The URA Re-organizes to Implement the Urban Renewal Strategy and to Strengthen the Relationships with Districts
The Urban Renewal Authority (URA) announced today (10 August
2001) that changes would be introduced to its organization
The organization change is a strategic move to ensure that the URA will be in a strong position to implement the SAR Government's urban renewal strategy in an efficient and effective manner.
The URA Board approved the new structure at its recent meeting. "The new structure aims at delivering strong functional leadership through a leaner and more efficient organization," explained the URA Chairman Dr Lau Wah Sum.
The URA has to undertake a wider scope of work, which includes urban redevelopment, revitalisation of old districts, building rehabilitation, and preservation of district features and buildings with historical value. Therefore, the main focuses of the URA's work are:
- carrying out comprehensive planning in every district;
- concentrating on site assembly; and
- speeding up implementation of large-scale redevelopment projects.
The URA will further strengthen relationship with local
communities, work closely with the social services teams and set up
district advisory committees to ensure the adoption of the
"people-oriented" approach in urban renewal.
"The new structure has a strong 'district' focus, providing clearer accountability and strengthening the relationships with the local communities," Dr Lau added.
"We have a clear and challenging mandate to implement the SAR Government's urban renewal strategy, which involves the undertaking of about 200 redevelopment projects over 20 years. We need a very efficient and effective organization structure to implement the strategy," said Dr Lau.
A key feature of the URA's new structure is to establish the District Development functions. They will ensure better co-ordination of functional duties at the district and project levels and clear accountability for the implementation of the projects. The relationships between the URA and the local communities will also be strengthened.

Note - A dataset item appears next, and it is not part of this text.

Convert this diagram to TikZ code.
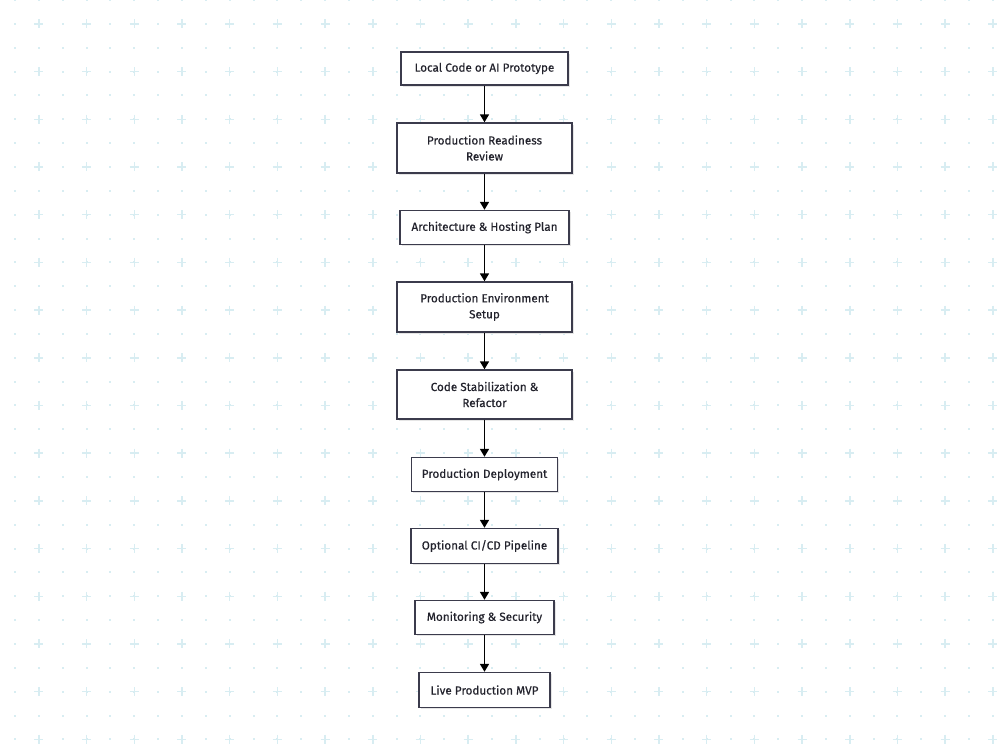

The headquarter functions of URA will be streamlined. Three of the divisions under the former LDC structure - project management, commercial, corporate services - will cease to exist in the new structure.

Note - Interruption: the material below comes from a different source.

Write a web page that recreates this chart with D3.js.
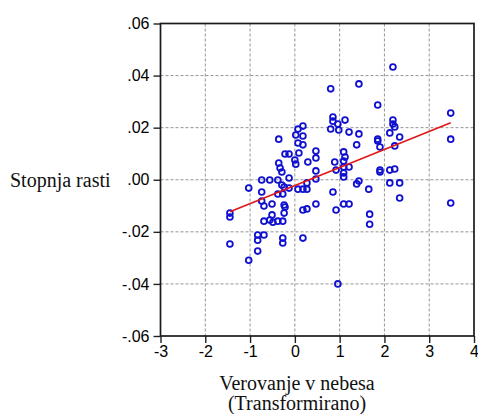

Explaining the personnel implications of the organization change, URA Managing Director Mr Canice Mak said: "The number of experienced staff in planning and site assembly is expected to grow as more and more redevelopment projects are implemented. This is why we intend to retrain and redeploy all the existing middle and junior staff to cope with the expected increase in volume of work."
Mr Mak added: "There are, however, 24 staff members, ranging from senior managers to Director levels, whose current positions/functions will cease to exist in the new structure. The URA has decided to terminate their employment and provide them with reasonable compensation packages."

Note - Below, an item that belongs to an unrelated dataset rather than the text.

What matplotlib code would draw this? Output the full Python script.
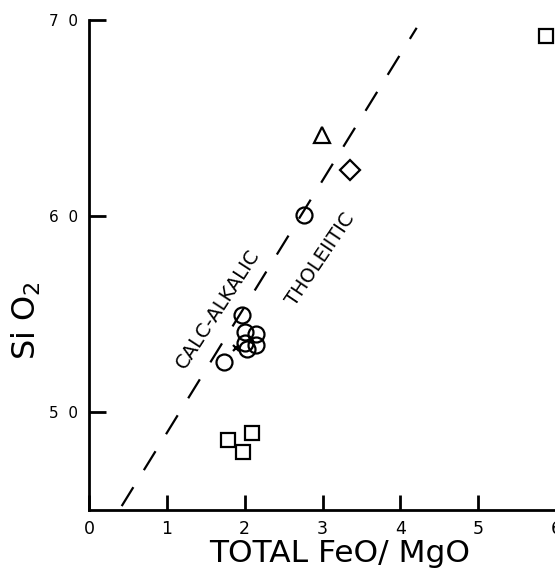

The affected staff will be given a severance package of one-month salary for each year of service with a minimum of three months' salary and a maximum of 12 months. Expenses in severance payment are about $17 million, while the total outlay for staff made redundant is $ 27 million, including salaries, cash allowances and payment in lieu of notice, etc. Payment received by the affected staff ranges from $330,000 to $2.69 million.
Mr Mak has met with all the affected staff members who worked today and informed all the URA staff of the decision. The URA now has no plan for further cut in the Authority's establishment.